Black History: Underground Railroad

These holes supplied air to the slaves who were hiding beneath the floor. These holes supplied air to the slaves who were hiding beneath the floor.
Eventually those slaves running for their lives and freedom made their way to Fort Pulaski. Eventually those slaves running for their lives and freedom made their way to Fort Pulaski.

By Dawn Baker email | bio

SAVANNAH, GA (WTOC) - As we continue our celebration of Black history, we are going back to the late 1600s when it is believed that the first Africans came to America.

They came against their will as slaves. You must remember that back then, slavery was protected by the laws of the land, but that didn't stop these very proud people from a far away dark continent from trying to escape from bondage. They wanted to live as if they were free, in a land where they were viewed as property instead of human.

A lot of thought went into the design of this historic church when slaves built First African Baptist back in the 1850s.

They painted the front doors red and made sure they made the ceiling out of square tiles.

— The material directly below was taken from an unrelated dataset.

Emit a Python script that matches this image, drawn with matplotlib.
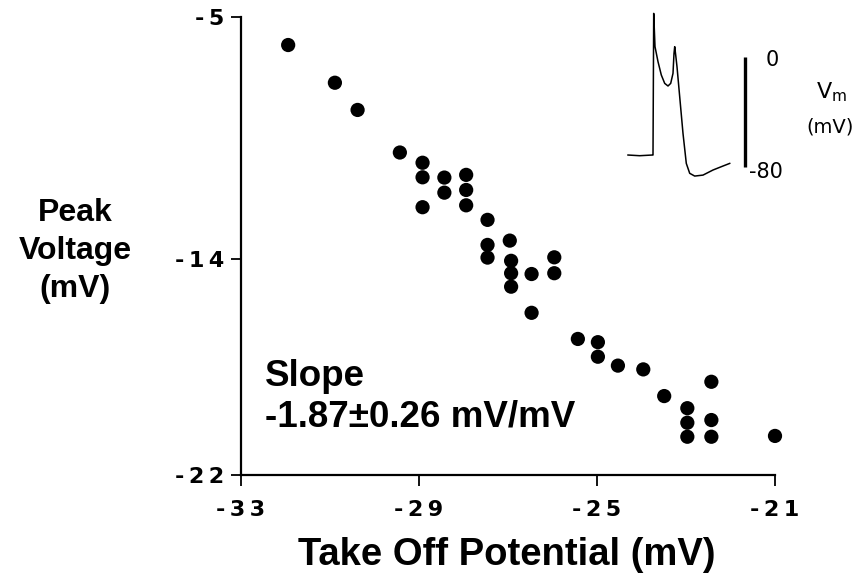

Both the doors and the ceiling were a secret message to others living in bondage that this church was also a sanctuary for freedom.

But the real proof of that is in the church basement. There are four columns. At their base, there are small holes in the floor. These holes supplied air to the slaves who were hiding beneath the floor trying to escape from bondage.

But even the holes had a connection to the slaves' homeland.

"That cross in the middle is actually an African symbol, cosmogram. It is the continuity of life meaning that on this side of the cross you have this world the world of the living but the day shall come when you have to cross over the water into the afterlife. Below there Africans would be in tunnels. There are tunnels about four feet tall right below these markings. Africans can be knee bone in the tunnel and they could hear their brothers and sisters up top through these holes sending messages and prayers," explains Jamal Toure', owner of Day Clean Journeys Tour Company.

This was part of the underground railroad that slaves used to make their way to freedom. From First African, the slaves traveled and held up in the place we now call Runaway Point. Back then it was nothing but woods.

Eventually those slaves running for their lives and freedom made their way to Fort Pulaski.

"We know that the Fort was a refuge for slaves after the union army took the fort back. We know that some of the escaped slaves worked with the army to help maintain the fort. We've seen passing references in some of the reports written by the officers that they were tapping into the knowledge that they had in terms of trying to navigate the waterways here," explains Mike Weinstein, Fort Pulaski park ranger.

Some of those slaves remained in Savannah after the Civil War. Many others made their way to Tybee Island and eventually ended up in Florida where their dream of freedom was realized.